Martin Grant : L’objet en révolte
Avant même la saison des barbecues, Martin Grant nous convie dans son Arrière-cour. Allons jouer dans ses plates-bandes…
Avec la neige qui fond renaît une partie de l’empire exigu de notre propriété. Le cabanon condamné par la neige. Les plates-bandes et les arbustes endormis. On redécouvre cette partie de notre univers qui ne nous appartient véritablement que l’été.
Le minuscule cabanon, la tondeuse et les cartons de rangement n’auront jamais semblé si étranges. Ce qui est chez soi d’une banalité ennuyante prend tout à coup un aspect tout autre à Espace Virtuel. Car c’est justement le rapport qu’entretiennent les propriétaires avec leur arrière-cour et les différents objets qui la peuplent qui préoccupe Martin Grant, artiste qui présente entre les murs de la galerie son projet intitulé Arrière-cour.
Grâce à un jeu d’oeils magiques, le visiteur insufflera par sa présence une volonté de vivre aux différentes installations de l’artiste. Ainsi la tondeuse, objet banal s’il en est, prend des airs d’animal enchaîné, cherchant vainement à se défaire du lien qui la contraint à un territoire restreint, duquel elle ne saurait s’extraire. Et le cabanon, au fond de la salle, recèle même des surprises presque musicales pour quiconque osera s’y enfermer…
S’il s’agit d’une exposition plutôt ludique, qui amusera certainement par le côté anecdotique de l’expérience qu’elle fait vivre au visiteur, on sent aussi le besoin pour l’artiste de remettre en question la perception que les gens entretiennent quant aux objets qui occupent leur quotidien.
Cette volonté de susciter une inquiétante étrangeté est particulièrement marquée avec la métamorphose de la tondeuse. Gardée en otage, rendue complètement difforme, elle se meut par des reptations machiniques incertaines parfois angoissantes.
L’aspect déséquilibré de la charpente du cabanon à laquelle son lien la retient contribue aussi à la remise en question de notre perception. On relèvera dans cette structure une dénonciation à peine voilée de la surconsommation, alors que les cartons s’empilent jusqu’à l’encombrement le plus inefficace. Une question surgit alors: est-ce l’accumulation effrénée d’un matérialisme (jugé socialement acceptable) qui fait s’incliner dangereusement la structure?

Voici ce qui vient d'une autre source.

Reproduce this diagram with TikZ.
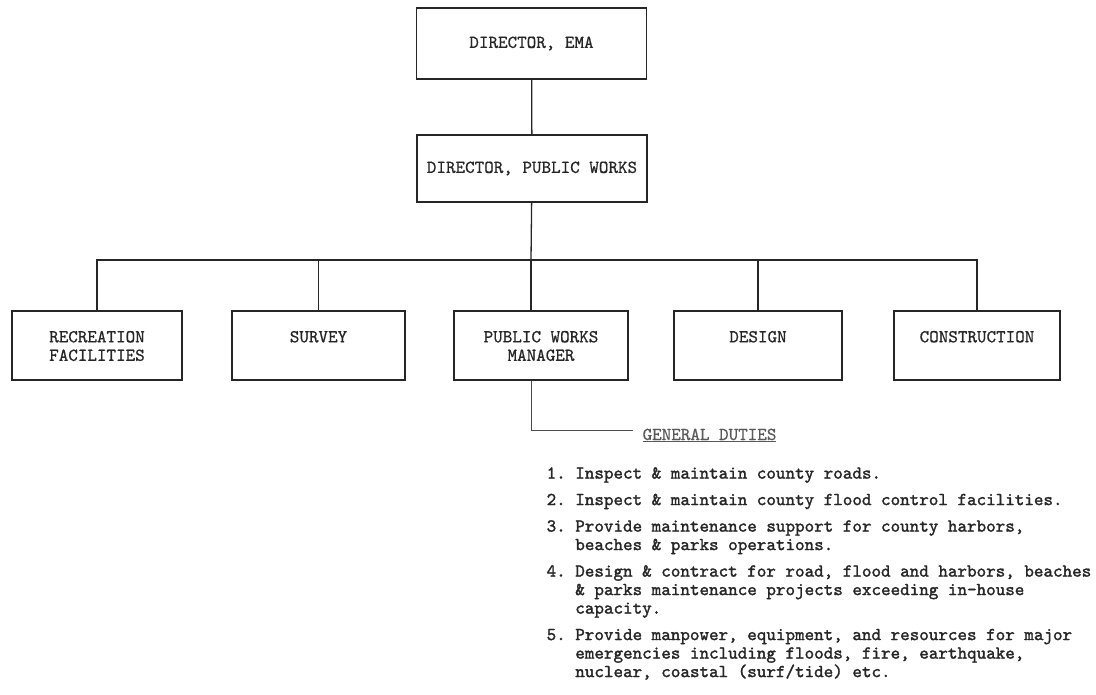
\documentclass[tikz,border=0pt]{standalone}
\usepackage{fontspec}
\newfontfamily\boxfont{lmmono10-regular.otf}[FakeBold=0.7]
\newfontfamily\listfont{lmmono10-regular.otf}[FakeBold=1.6]
\usetikzlibrary{positioning}

\begin{document}
\begin{tikzpicture}[x=1pt,y=-1pt,line width=1.3pt,
  txt/.style={font=\boxfont\fontsize{18.2}{18.5}\selectfont,text=black!85},
  office/.style={draw=black!85,txt,minimum width=230pt},
  unit/.style={draw=black!85,minimum height=69pt},
  unitname/.style={txt,align=center,inner sep=0pt}]
\useasboundingbox (0,0) rectangle (1096,695);

\node[office,minimum height=71pt] (ema) at (531.5,43.5) {DIRECTOR, EMA};
\node[office,minimum height=67pt] (dpw) at (532,168.5) {DIRECTOR, PUBLIC WORKS};

\node[unit,minimum width=170pt] (rec) at (97,345.5) {};
\node[unit,minimum width=173pt] (sur) at (318.5,345.5) {};
\node[unit,minimum width=174pt] (pwm) at (541,345.5) {};
\node[unit,minimum width=168pt] (des) at (758,345.5) {};
\node[unit,minimum width=166pt] (con) at (977,345.5) {};

\node[unitname,below=20pt of rec.north] (rectext) {RECREATION\\FACILITIES};
\node[unitname,below=20pt of sur.north] (surtext) {SURVEY};
\node[unitname,below=20pt of pwm.north] (pwmtext) {PUBLIC WORKS\\MANAGER};
\node[unitname,below=20pt of des.north] (destext) {DESIGN};
\node[unitname,below=20pt of con.north] (context) {CONSTRUCTION};

\coordinate (bus) at (531,260);
\draw[black!85] (ema) -- (dpw);
\draw[black!85] (dpw) -- (bus);
\draw[black!85] (rec.north) |- (bus) -| (con.north);
\draw[black!85] (sur.north) -- (sur.north |- bus);
\draw[black!85] (des.north) -- (des.north |- bus);
\draw[black!85] (bus) -- (bus |- pwm.north);

\coordinate (dutyend) at (633,430);
\node[txt,text=black!65,anchor=base west,inner sep=0pt] (duties) at (642,440) {\underline{GENERAL DUTIES}};
\draw[black!70,line width=1pt] (bus |- pwm.south) |- (dutyend);

\node[txt,anchor=north west,inner sep=0pt,font=\listfont\fontsize{18.2}{18.5}\selectfont] (tasks) at (546,465) {%
\begin{tabular}{@{}l@{\hspace{9.55pt}}l@{}}
1. & Inspect \& maintain county roads.\\[8pt]
2. & Inspect \& maintain county flood control facilities.\\[8pt]
3. & Provide maintenance support for county harbors,\\
   & beaches \& parks operations.\\[8pt]
4. & Design \& contract for road, flood and harbors, beaches\\
   & \& parks maintenance projects exceeding in-house\\
   & capacity.\\[8pt]
5. & Provide manpower, equipment, and resources for major\\
   & emergencies including floods, fire, earthquake,\\
   & nuclear, coastal (surf/tide) etc.
\end{tabular}};
\end{tikzpicture}
\end{document}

De toute évidence, avec Grant, il faut renouveler notre adhésion à la vie. Sur ses traces, se réapproprier l’objet, le revaloriser, voire lui accorder un nouveau sens et une nouvelle fonction. Notre environnement quotidien cherche à se faire entendre. C’est une musique aux oreilles de celui qui saura écouter.

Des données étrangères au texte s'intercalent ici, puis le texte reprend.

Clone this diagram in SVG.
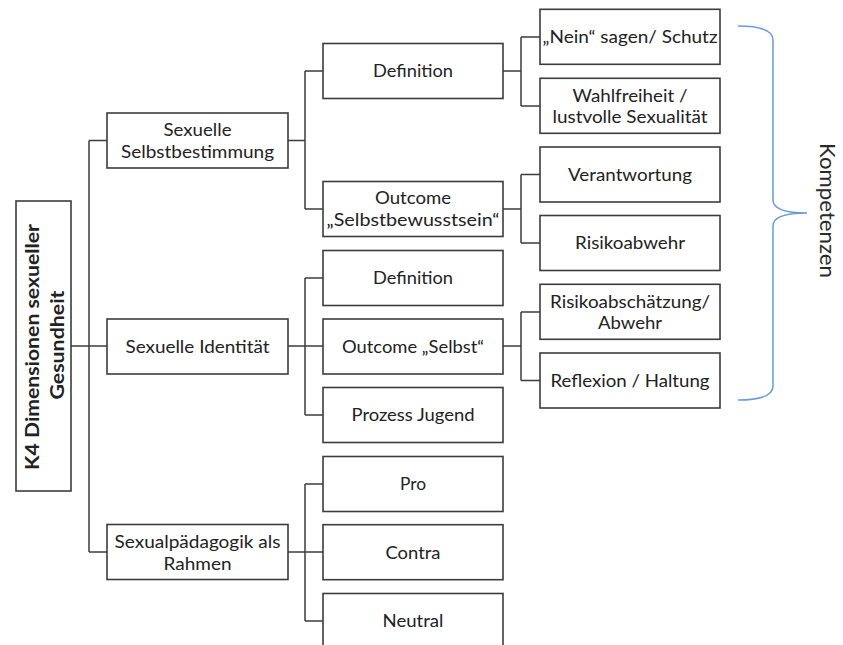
<svg xmlns="http://www.w3.org/2000/svg" width="843" height="645" viewBox="0 0 843 645">
  <style>
    .box { fill: #ffffff; stroke: #3c3c3c; stroke-width: 1.6; }
    .lbl { font-family: Lato, "Open Sans", "Liberation Sans", sans-serif; font-size: 17.5px; fill: #222222; text-anchor: middle; }
    .root { font-weight: bold; font-size: 19px; }
    .wire { fill: none; stroke: #3c3c3c; stroke-width: 1.5; }
    .brace { fill: none; stroke: #6a9bd8; stroke-width: 1.5; }
    .side { font-family: Lato, "Open Sans", "Liberation Sans", sans-serif; font-size: 21px; fill: #2a2a2a; text-anchor: middle; }
  </style>

  <!-- connectors -->
  <g id="connectors" class="wire">
    <!-- root to first level -->
    <path d="M71,346 H107 M89,140.5 V552 M89,140.5 H107 M89,552 H107"/>
    <!-- Sexuelle Selbstbestimmung -->
    <path d="M288,140.5 H305 M305,71 V209 M305,71 H323 M305,209 H323"/>
    <!-- Sexuelle Identität -->
    <path d="M288,346 H323 M305,278 V415 M305,278 H323 M305,415 H323"/>
    <!-- Sexualpädagogik als Rahmen -->
    <path d="M288,552 H323 M305,484 V621 M305,484 H323 M305,621 H323"/>
    <!-- Definition -->
    <path d="M503,71 H521 M521,37 V106 M521,37 H540 M521,106 H540"/>
    <!-- Outcome Selbstbewusstsein -->
    <path d="M503,209 H521 M521,174.5 V243 M521,174.5 H540 M521,243 H540"/>
    <!-- Outcome Selbst -->
    <path d="M503,346 H521 M521,312 V380.5 M521,312 H540 M521,380.5 H540"/>
  </g>

  <!-- root -->
  <g id="root">
    <rect class="box" x="16" y="201" width="55" height="290"/>
    <text class="lbl root" transform="translate(38.5,347) rotate(-90)" textLength="246" lengthAdjust="spacingAndGlyphs">K4 Dimensionen sexueller</text>
    <text class="lbl root" transform="translate(63.5,345) rotate(-90)" textLength="109" lengthAdjust="spacingAndGlyphs">Gesundheit</text>
  </g>

  <!-- first level -->
  <g id="selbstbestimmung">
    <rect class="box" x="107" y="113" width="181" height="55"/>
    <text class="lbl" x="197.5" y="136" textLength="68" lengthAdjust="spacingAndGlyphs">Sexuelle</text>
    <text class="lbl" x="197.5" y="158" textLength="153" lengthAdjust="spacingAndGlyphs">Selbstbestimmung</text>
  </g>
  <g id="identitaet">
    <rect class="box" x="107" y="319" width="181" height="55"/>
    <text class="lbl" x="197.5" y="352.5" textLength="144" lengthAdjust="spacingAndGlyphs">Sexuelle Identität</text>
  </g>
  <g id="sexualpaedagogik">
    <rect class="box" x="107" y="524.5" width="181" height="55"/>
    <text class="lbl" x="197.5" y="547.5" textLength="166" lengthAdjust="spacingAndGlyphs">Sexualpädagogik als</text>
    <text class="lbl" x="197.5" y="569.5" textLength="68" lengthAdjust="spacingAndGlyphs">Rahmen</text>
  </g>

  <!-- second level -->
  <g id="definition-1">
    <rect class="box" x="323" y="43.5" width="180" height="55"/>
    <text class="lbl" x="413" y="77.3" textLength="80" lengthAdjust="spacingAndGlyphs">Definition</text>
  </g>
  <g id="outcome-selbstbewusstsein">
    <rect class="box" x="323" y="181.5" width="180" height="55"/>
    <text class="lbl" x="413" y="204" textLength="76" lengthAdjust="spacingAndGlyphs">Outcome</text>
    <text class="lbl" x="413" y="226" textLength="173" lengthAdjust="spacingAndGlyphs">„Selbstbewusstsein“</text>
  </g>
  <g id="definition-2">
    <rect class="box" x="323" y="250.5" width="180" height="55"/>
    <text class="lbl" x="413" y="284.3" textLength="80" lengthAdjust="spacingAndGlyphs">Definition</text>
  </g>
  <g id="outcome-selbst">
    <rect class="box" x="323" y="319" width="180" height="55"/>
    <text class="lbl" x="413" y="352.8" textLength="142" lengthAdjust="spacingAndGlyphs">Outcome „Selbst“</text>
  </g>
  <g id="prozess-jugend">
    <rect class="box" x="323" y="387.5" width="180" height="55"/>
    <text class="lbl" x="413" y="421.3" textLength="123" lengthAdjust="spacingAndGlyphs">Prozess Jugend</text>
  </g>
  <g id="pro">
    <rect class="box" x="323" y="456.5" width="180" height="55"/>
    <text class="lbl" x="413" y="490.3" textLength="26" lengthAdjust="spacingAndGlyphs">Pro</text>
  </g>
  <g id="contra">
    <rect class="box" x="323" y="524.7" width="180" height="55"/>
    <text class="lbl" x="413" y="558.5" textLength="55" lengthAdjust="spacingAndGlyphs">Contra</text>
  </g>
  <g id="neutral">
    <rect class="box" x="323" y="593.5" width="180" height="55"/>
    <text class="lbl" x="413" y="627.3" textLength="61" lengthAdjust="spacingAndGlyphs">Neutral</text>
  </g>

  <!-- third level -->
  <g id="nein-sagen">
    <rect class="box" x="540" y="9.3" width="180" height="55"/>
    <text class="lbl" x="630" y="43.3" textLength="175" lengthAdjust="spacingAndGlyphs">„Nein“ sagen/ Schutz</text>
  </g>
  <g id="wahlfreiheit">
    <rect class="box" x="540" y="78.3" width="180" height="55"/>
    <text class="lbl" x="630" y="101.5" textLength="115" lengthAdjust="spacingAndGlyphs">Wahlfreiheit /</text>
    <text class="lbl" x="630" y="123.3" textLength="155" lengthAdjust="spacingAndGlyphs">lustvolle Sexualität</text>
  </g>
  <g id="verantwortung">
    <rect class="box" x="540" y="147" width="180" height="55"/>
    <text class="lbl" x="630" y="180.8" textLength="124" lengthAdjust="spacingAndGlyphs">Verantwortung</text>
  </g>
  <g id="risikoabwehr">
    <rect class="box" x="540" y="215.5" width="180" height="55"/>
    <text class="lbl" x="630" y="249.3" textLength="110" lengthAdjust="spacingAndGlyphs">Risikoabwehr</text>
  </g>
  <g id="risikoabschaetzung">
    <rect class="box" x="540" y="284.3" width="180" height="55"/>
    <text class="lbl" x="630" y="307.5" textLength="160" lengthAdjust="spacingAndGlyphs">Risikoabschätzung/</text>
    <text class="lbl" x="630" y="329.3" textLength="64" lengthAdjust="spacingAndGlyphs">Abwehr</text>
  </g>
  <g id="reflexion">
    <rect class="box" x="540" y="353" width="180" height="55"/>
    <text class="lbl" x="630" y="386.8" textLength="159" lengthAdjust="spacingAndGlyphs">Reflexion / Haltung</text>
  </g>

  <!-- competence brace -->
  <g id="kompetenzen">
    <path class="brace" d="M738,26 Q773,26 773,40 L773,200 Q773,213 807,213 Q773,213 773,226 L773,386 Q773,400 738,400"/>
    <text class="side" transform="translate(820,210.5) rotate(90)" textLength="135" lengthAdjust="spacingAndGlyphs">Kompetenzen</text>
  </g>
</svg>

C’est une arrière-cour en révolte que Grant met en scène avec ses trois installations. Grâce à lui, des objets se réinventent de façon plus ou moins créative. Mais au bout du compte, le constat incontournable est que l’utilité est un concept humain, et que l’objet sans l’homme – comme l’oeuvre sans le visiteur – n’est absolument rien, n’existe pas.